Most days we drive past the shop to ensure that anything that is dropped there is taken inside.
There’s two reasons for that. Firstly to make sure that we get to it before someone else ransacks it, and secondly, to honour those who have chosen to drop off their pre-loved belongings, by ensuring they can be properly recycled, before becoming a rain soaked mess.
She reckons that presenting the shop and its exterior, in a tidy cared for fashion, encourages others to drop off their “good stuff” to enhance that image.
As with cast-off clothing, so with other stuff we no longer have a use for. The proliferation of littering and fly-tipping is getting some community airing, as to the best ways to deal with this problem.
One issue is cost. It was extraordinary to learn recently, that picking up roadside litter on state highways in Northland costs NZTA almost $1M per year, all of which could be going to enhanced road maintenance.
Another thing is that the litter ends up in waterways and the wider environment creating further polluting problems. Then, how does it make a community look if the streetscape is a mess, suggesting that no one cares about it?
This was characterised in 1982 as the “Broken Window Phenomenon” described as “Social psychologists and police officers tend to agree that if a window in a building is broken and left unrepaired, all the rest of the windows will soon be broken.
This is as true in nice neighbourhoods as in run down ones. Window breaking does not necessarily occur on a large scale because some areas are inhabited by determined window breakers, whereas others are populated by window lovers.
Rather, one unrepaired broken window is a signal that no one cares, and so breaking more windows costs nothing, and it’s a fun thing to do!”
If we break windows when no one seems to care, we are also dropping more rubbish than ever.
Keep New Zealand Beautiful is a charitable organisation committed to inspiring, educating and empowering the communities of New Zealand to restore, preserve and improve our environmental future through active participation. It conducts evidence-based research, and last year published the latest National Litter Audit for 2022.
This found that, compared with the previous stocktake four years earlier, more litter was being found, whether by items, weight or volume. Plastic is the biggest issue with a 72% increase by items, while there was a seven-fold increase in the estimated volume of littered paper and cardboard, with a three-fold increase in the volume of waste illegally dumped.
While we might consider that KNZB has a special interest in the issue, the fact remains that we produce an increasing amount of waste as litter, much of it thrown away without thinking about it. Much of it finds its way to our roadsides and streetscapes where roading authorities and local councils need to deal with it.
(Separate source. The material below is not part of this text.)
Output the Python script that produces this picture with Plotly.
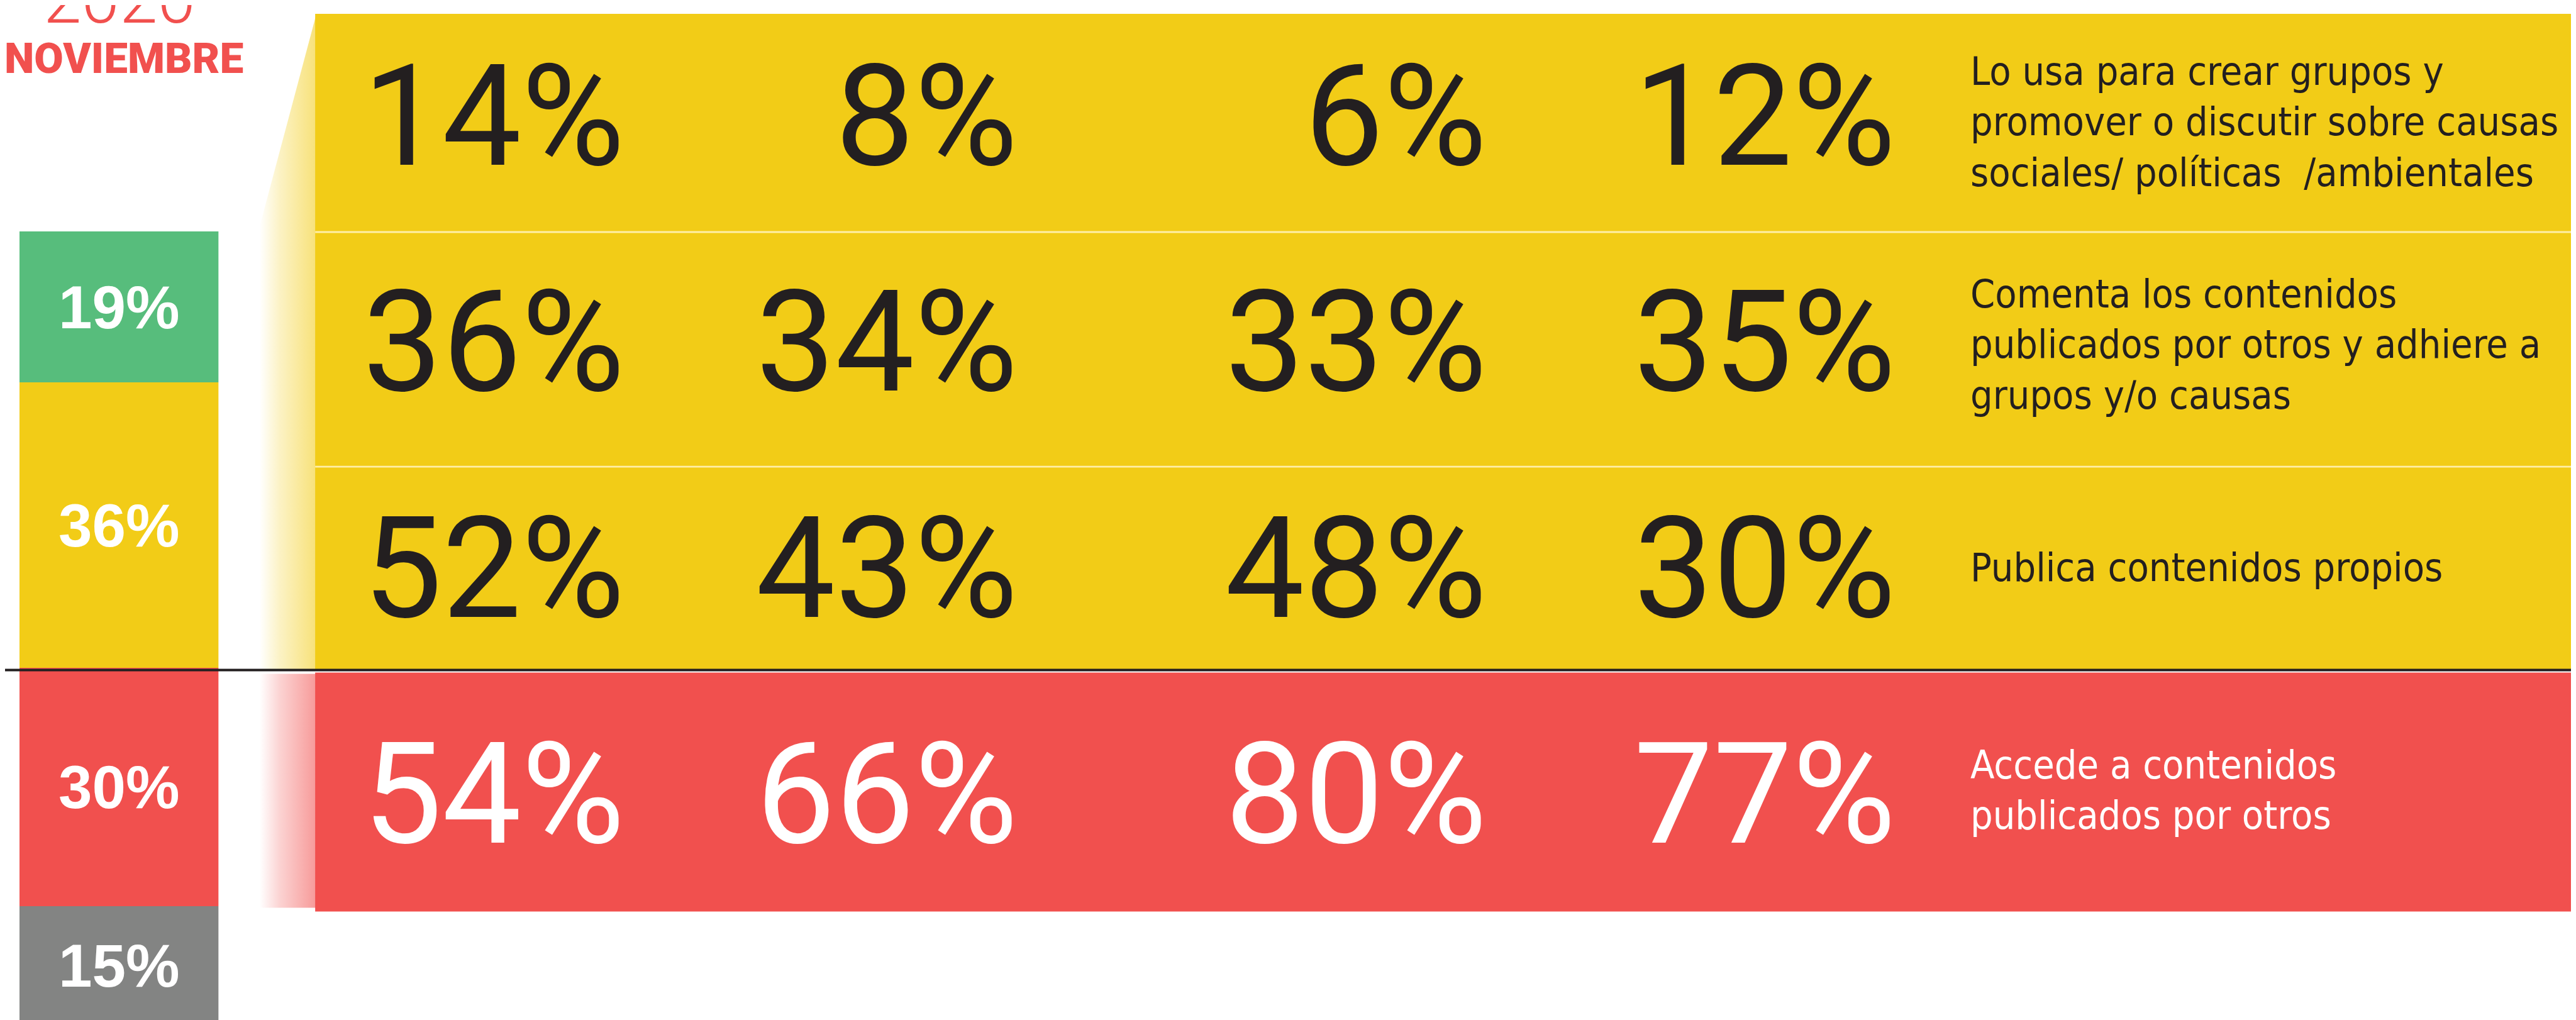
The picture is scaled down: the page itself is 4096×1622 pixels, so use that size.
import plotly.graph_objects as go

# ---------------- data ----------------
resumen_valores = [15, 30, 36, 19]          # left stacked bar, bottom -> top (%)
resumen_colores = ["#838483", "#F1504E", "#F2CC17", "#57BD7C"]

fila_grupos = [14, 8, 6, 12]                 # row 1
fila_comenta = [36, 34, 33, 35]              # row 2
fila_publica = [52, 43, 48, 30]              # row 3
fila_accede = [54, 66, 80, 77]               # row 4

etiquetas = [
    ["Lo usa para crear grupos y", "promover o discutir sobre causas",
     "sociales/ políticas \u00a0/ambientales"],
    ["Comenta los contenidos", "publicados por otros y adhiere a", "grupos y/o causas"],
    ["Publica contenidos propios"],
    ["Accede a contenidos", "publicados por otros"],
]
titulo_anio = "2020"
titulo_mes = "NOVIEMBRE"

# ---------------- layout constants (reference pixel space) ----------------
W_REF, H_REF = 4128, 1635
S = 0.992
FIG_W, FIG_H = 4096, 1622

YELLOW = "#F2CC17"
RED = "#F1504E"
DARK = "#231F20"
NUMFONT = "Roboto, DejaVu Sans Condensed, sans-serif"
LBLFONT = "DejaVu Sans Condensed, Roboto, sans-serif"
SANS = "Liberation Sans, Arial, sans-serif"

PANEL_X0 = 497
COL_RIGHT = [995, 1625, 2376, 3031]
NUM_CAPMID = [179, 541, 904, 1266]
NUM_SIZE = 226
LABEL_X = 3147
LABEL_SIZE = 63
LABEL_CAPMID = [[106, 187, 269], [463, 544, 625], [902], [1218, 1299]]

filas = [fila_grupos, fila_comenta, fila_publica, fila_accede]
colores_num = [DARK, DARK, DARK, "white"]
colores_lbl = [DARK, DARK, DARK, "white"]

fig = go.Figure()

# gradient "zoom" connectors
fig.add_trace(go.Scatter(
    x=[408, 499, 499, 408, 408], y=[355, 14, 1066, 1066, 355],
    mode="lines", line=dict(width=0), fill="toself",
    fillgradient=dict(type="horizontal",
                      colorscale=[[0, "rgba(242,204,23,0)"], [0.35, "rgba(242,204,23,0.25)"],
                                  [1, "rgba(242,204,23,0.58)"]]),
    hoverinfo="skip", showlegend=False))
fig.add_trace(go.Scatter(
    x=[408, 499, 499, 408, 408], y=[1072, 1072, 1447, 1447, 1072],
    mode="lines", line=dict(width=0), fill="toself",
    fillgradient=dict(type="horizontal",
                      colorscale=[[0, "rgba(241,80,78,0)"], [0.35, "rgba(241,80,78,0.25)"],
                                  [1, "rgba(241,80,78,0.58)"]]),
    hoverinfo="skip", showlegend=False))

# left stacked bar
for v, c in zip(resumen_valores, resumen_colores):
    fig.add_trace(go.Bar(
        x=[0], y=[v], width=[1], marker=dict(color=c, line=dict(width=0)),
        text=[f"{v}%"], textposition="inside", insidetextanchor="middle", textangle=0,
        textfont=dict(family=SANS, size=97 * S, color="white", weight="bold"),
        xaxis="x2", yaxis="y2", hoverinfo="skip", showlegend=False))

shapes = [
    dict(type="rect", xref="x", yref="y", x0=PANEL_X0, x1=W_REF, y0=14, y1=1067,
         fillcolor=YELLOW, line=dict(width=0), layer="below"),
    dict(type="rect", xref="x", yref="y", x0=PANEL_X0, x1=W_REF, y0=1070, y1=1453,
         fillcolor=RED, line=dict(width=0), layer="below"),
    dict(type="line", xref="x", yref="y", x0=PANEL_X0, x1=W_REF, y0=364, y1=364,
         line=dict(color="rgba(255,240,175,0.95)", width=3 * S), layer="above"),
    dict(type="line", xref="x", yref="y", x0=PANEL_X0, x1=W_REF, y0=740, y1=740,
         line=dict(color="rgba(255,240,175,0.95)", width=3 * S), layer="above"),
    dict(type="line", xref="x", yref="y", x0=0, x1=W_REF, y0=1066, y1=1066,
         line=dict(color=DARK, width=4 * S), layer="above"),
]

annotations = []
# big numbers
for i, fila in enumerate(filas):
    for j, v in enumerate(fila):
        annotations.append(dict(
            x=COL_RIGHT[j], y=NUM_CAPMID[i], xref="x", yref="y",
            text=f"{v}%", showarrow=False, xanchor="right", yanchor="middle",
            font=dict(family=NUMFONT, size=NUM_SIZE * S, color=colores_num[i], weight=400)))
# row labels
for i, lineas in enumerate(etiquetas):
    for k, t in enumerate(lineas):
        annotations.append(dict(
            x=LABEL_X, y=LABEL_CAPMID[i][k], xref="x", yref="y",
            text=t, showarrow=False, xanchor="left", yanchor="middle",
            font=dict(family=LBLFONT, size=LABEL_SIZE * S, color=colores_lbl[i])))
# header (paper coordinates so it may sit partly above the top edge, as in the original)
annotations.append(dict(x=183 / W_REF, y=1 - (29 - 0.3465 * 110) / H_REF,
                        xref="paper", yref="paper", text=titulo_anio,
                        showarrow=False, xanchor="center", yanchor="middle",
                        font=dict(family="Roboto, sans-serif", size=110 * S, color=RED,
                                  weight=300)))
annotations.append(dict(x=190 / W_REF, y=1 - 85 / H_REF, xref="paper", yref="paper",
                        text=titulo_mes, showarrow=False, xanchor="center", yanchor="middle",
                        font=dict(family="Roboto, sans-serif", size=68 * S, color=RED,
                                  weight=900)))

fig.update_layout(
    width=FIG_W, height=FIG_H, autosize=False,
    margin=dict(l=0, r=0, t=0, b=0, pad=0),
    paper_bgcolor="white", plot_bgcolor="rgba(0,0,0,0)",
    barmode="stack", bargap=0, showlegend=False,
    xaxis=dict(range=[0, W_REF], domain=[0, 1], visible=False, fixedrange=True),
    yaxis=dict(range=[H_REF, 0], domain=[0, 1], visible=False, fixedrange=True),
    xaxis2=dict(range=[-0.5, 0.5], domain=[23 / W_REF, 342 / W_REF], anchor="y2",
                visible=False, fixedrange=True),
    yaxis2=dict(range=[0, 100], domain=[0, 1 - 363 / H_REF], anchor="x2",
                visible=False, fixedrange=True),
    shapes=shapes, annotations=annotations,
)

fig.write_html("out.html")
In this context, under ratepayer pressure to reduce costs and save money, Auckland Council is on a mission to remove 30 % of the public rubbish bins with a ratepayer saving of at least $9m.
That’s 3,000 of the 10,000 council-owned rubbish bin stocks, with the principal criteria being: bush parks and walking tracks, low use neighbourhood parks, bins not co located with other streetscape, and historically under utilised bins. With that sort of saving other councils are showing interest.
There is already outrage about overfilled and smelly bins as the council shakes down the policy, but the literature suggests that there is room for creativity and more efficient use of collection resources. Bin removal could force people in the road and streetscape, to take their rubbish with them.
The literature also suggests that better identified, creative and attractive street furniture, more strategically placed, has effective potential. Apparently bins can have a sensor fitted which indicates when the bin is almost full, which then communicates this through an app, to the collection contractor.
We could also just sort it at home, dispose of in our rubbish bins and sort it for the op shop. But be kind to the op shop workers, they don’t need to be disposers of your household rubbish.